I used to dread raking leaves. I'd look at them through the windows and think if I just left them there a while longer the wind would carry them away. That never happened and finally after it rained or snowed, I'd try to gather what I could, cursing under my breath knowing that I should have been doing this long before they were a wet mess...as I did the year before, and the year before that, and so on.
I have to say that this years raking was actually a happy experience. Happy, you ask? Well, yes. I was happy to have a break and be outside in the fresh air. I was happy to be physically able to do something as simple as rake leaves. And I was happy to rake my yard which surrounded my house which provided warmth and shelter for my family.
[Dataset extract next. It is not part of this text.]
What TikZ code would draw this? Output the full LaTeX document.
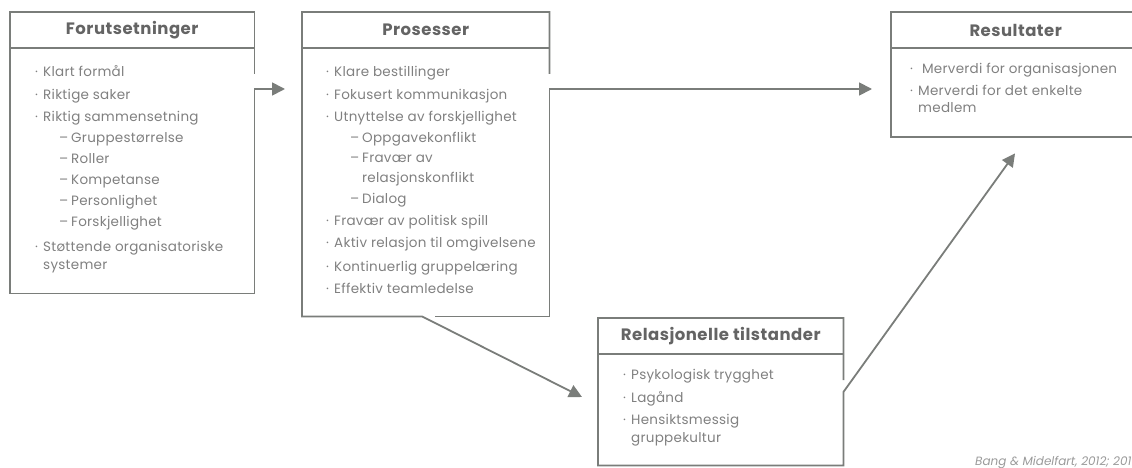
\documentclass[tikz,border=0pt]{standalone}
\usepackage{fontspec}
\setmainfont{Poppins}
\newfontfamily\bodyfont[LetterSpace = 2]{Poppins}
\newfontfamily\headfont[LetterSpace = 3]{Poppins}
\usetikzlibrary{arrows.meta}
\usetikzlibrary{positioning}
\usetikzlibrary{calc}
\definecolor{linegray}{RGB}{122,125,122}
\definecolor{textgray}{RGB}{128,128,128}
\definecolor{headgray}{RGB}{100,100,100}
\tikzstyle{box} = [draw = none, rectangle, inner sep = 0pt, anchor = north west]
\tikzstyle{border} = [linegray, line width = 1.8pt]
\tikzstyle{arrow} = [border, -{Triangle[length = 13pt, width = 13pt]}]
\tikzstyle{head} = [headgray, font = \headfont\fontsize{16.5}{18}\selectfont\bfseries]
\tikzstyle{items} = [textgray, font = \bodyfont\fontsize{13.5}{22.5}\selectfont, anchor = base west, inner sep = 0pt]
\newcommand{\bitem}[1]{\makebox[8pt][l]{·}#1}
\newcommand{\ditem}[1]{\hspace*{24pt}\makebox[12pt][l]{–}#1}
\newcommand{\bcont}[1]{\hspace*{8pt}#1}
\newcommand{\dcont}[1]{\hspace*{36pt}#1}
\newenvironment{itemlist}{\begin{tabular}[t]{@{}l@{}}}{\end{tabular}}

\begin{document}
\begin{tikzpicture}[x = 1pt, y = -1pt]
	
	\clip (0,0) rectangle (1132,468);
	
	% Boxes
	\node[box, minimum width = 244pt, minimum height = 281pt] (forut) at (10,12) {};
	\node[box, minimum width = 247pt, minimum height = 304pt] (proses) at (302,12) {};
	\node[box, minimum width = 249pt, minimum height = 125pt] (result) at (891,12) {};
	\node[box, minimum width = 245pt, minimum height = 147pt] (relasj) at (598,318) {};
	
	% Headers
	\node[head] (forut head) at ($(forut.north) + (0,18)$) {Forutsetninger};
	\node[head] (proses head) at ($(proses.north) + (0,18)$) {Prosesser};
	\node[head] (result head) at ($(result.north) + (0,18)$) {Resultater};
	\node[head] (relasj head) at ($(relasj.north) + (0,18)$) {Relasjonelle tilstander};
	\foreach \b in {forut, proses, result, relasj}
	\draw[border] ($(\b.north west) + (0,36)$) -- ($(\b.north east) + (0,36)$);
	
	% Lists
	\node[items] (forut list) at (35,77) {\begin{itemlist}
		\bitem{Klart formål}\\
		\bitem{Riktige saker}\\
		\bitem{Riktig sammensetning}\\[-1.5pt]
		\ditem{Gruppestørrelse}\\[-1.5pt]
		\ditem{Roller}\\[-1.5pt]
		\ditem{Kompetanse}\\[-1.5pt]
		\ditem{Personlighet}\\[-1.5pt]
		\ditem{Forskjellighet}\\[2.5pt]
		\bitem{Støttende organisatoriske}\\[-4.5pt]
		\bcont{systemer}
	\end{itemlist}};
	\node[items] (proses list) at (326,77) {\begin{itemlist}
		\bitem{Klare bestillinger}\\
		\bitem{Fokusert kommunikasjon}\\
		\bitem{Utnyttelse av forskjellighet}\\[-1.5pt]
		\ditem{Oppgavekonflikt}\\[-3pt]
		\ditem{Fravær av}\\[-2.5pt]
		\dcont{relasjonskonflikt}\\[-1pt]
		\ditem{Dialog}\\[-0.5pt]
		\bitem{Fravær av politisk spill}\\[-0.5pt]
		\bitem{Aktiv relasjon til omgivelsene}\\[1pt]
		\bitem{Kontinuerlig gruppelæring}\\
		\bitem{Effektiv teamledelse}
	\end{itemlist}};
	\node[items] (result list) at (910,74) {\begin{itemlist}
		\bitem{ Merverdi for organisasjonen}\\[-0.5pt]
		\bitem{Merverdi for det enkelte}\\[-5.5pt]
		\bcont{medlem}
	\end{itemlist}};
	\node[items] (relasj list) at (623,379) {\begin{itemlist}
		\bitem{Psykologisk trygghet}\\[0.5pt]
		\bitem{Lagånd}\\[-0.5pt]
		\bitem{Hensiktsmessig}\\[-4.5pt]
		\bcont{gruppekultur}
	\end{itemlist}};
	
	% Gaps in the borders where the arrows leave
	\coordinate (forut gap) at ($(forut.north east) + (0,62)$);
	\coordinate (forut out) at ($(forut.north east) + (0,77)$);
	\coordinate (proses gap) at ($(proses.north east) + (0,62)$);
	\coordinate (proses out) at ($(proses.north east) + (0,77)$);
	\coordinate (proses down) at ($(proses.south west) + (120,0)$);
	\coordinate (proses gap2) at ($(proses.south west) + (133,0)$);
	\coordinate (relasj gap) at ($(relasj.north east) + (0,62)$);
	\coordinate (relasj out) at ($(relasj.north east) + (0,74)$);
	% Arrow ends
	\coordinate (proses in) at ($(proses.north west) + (-17,77)$);
	\coordinate (result in) at ($(result.north west) + (-19,77)$);
	\coordinate (relasj in) at ($(relasj.north west) + (-16,79)$);
	\coordinate (result in2) at ($(result.south west) + (124,16)$);
	
	% Borders running into the arrows
	\draw[arrow] (forut gap) -- (forut.north east) -- (forut.north west) -- (forut.south west) -- (forut.south east) -- (forut out) -- (proses in);
	\draw[arrow] (proses gap) -- (proses.north east) -- (proses.north west) -- (proses.south west) -- (proses down) -- (relasj in);
	\draw[arrow] (proses gap2) -- (proses.south east) -- (proses out) -- (result in);
	\draw[arrow] (relasj gap) -- (relasj.north east) -- (relasj.north west) -- (relasj.south west) -- (relasj.south east) -- (relasj out) -- (result in2);
	\draw[border] (result.north west) rectangle (result.south east);
	
	% Source
	\node[textgray!80, anchor = base west, inner sep = 0pt, font = \fontsize{12}{14}\selectfont\itshape] (source) at (975,465) {Bang \& Midelfart, 2012; 201};
	
\end{tikzpicture}
\end{document}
It's not until we go through an experience and find ourselves truly at the mercy of God and others that we learn to appreciate the joy of being able to do simple daily tasks. Being confined to bedrest for weeks on end and having to trust the survival of your babies to others reminds a person that when it comes down to it, we really don't have much say in the what happens in our lives. It's not until we are unable to do things that we realize how much we miss them, and take them for granted. I have a more positive and grateful perspective on life now. The little things like doing dishes, folding laundry, feeding the chickens and yes, raking leaves, is now part of my happy place. Sounds silly but it's true and I hope I'm able to rake leaves for many years to come!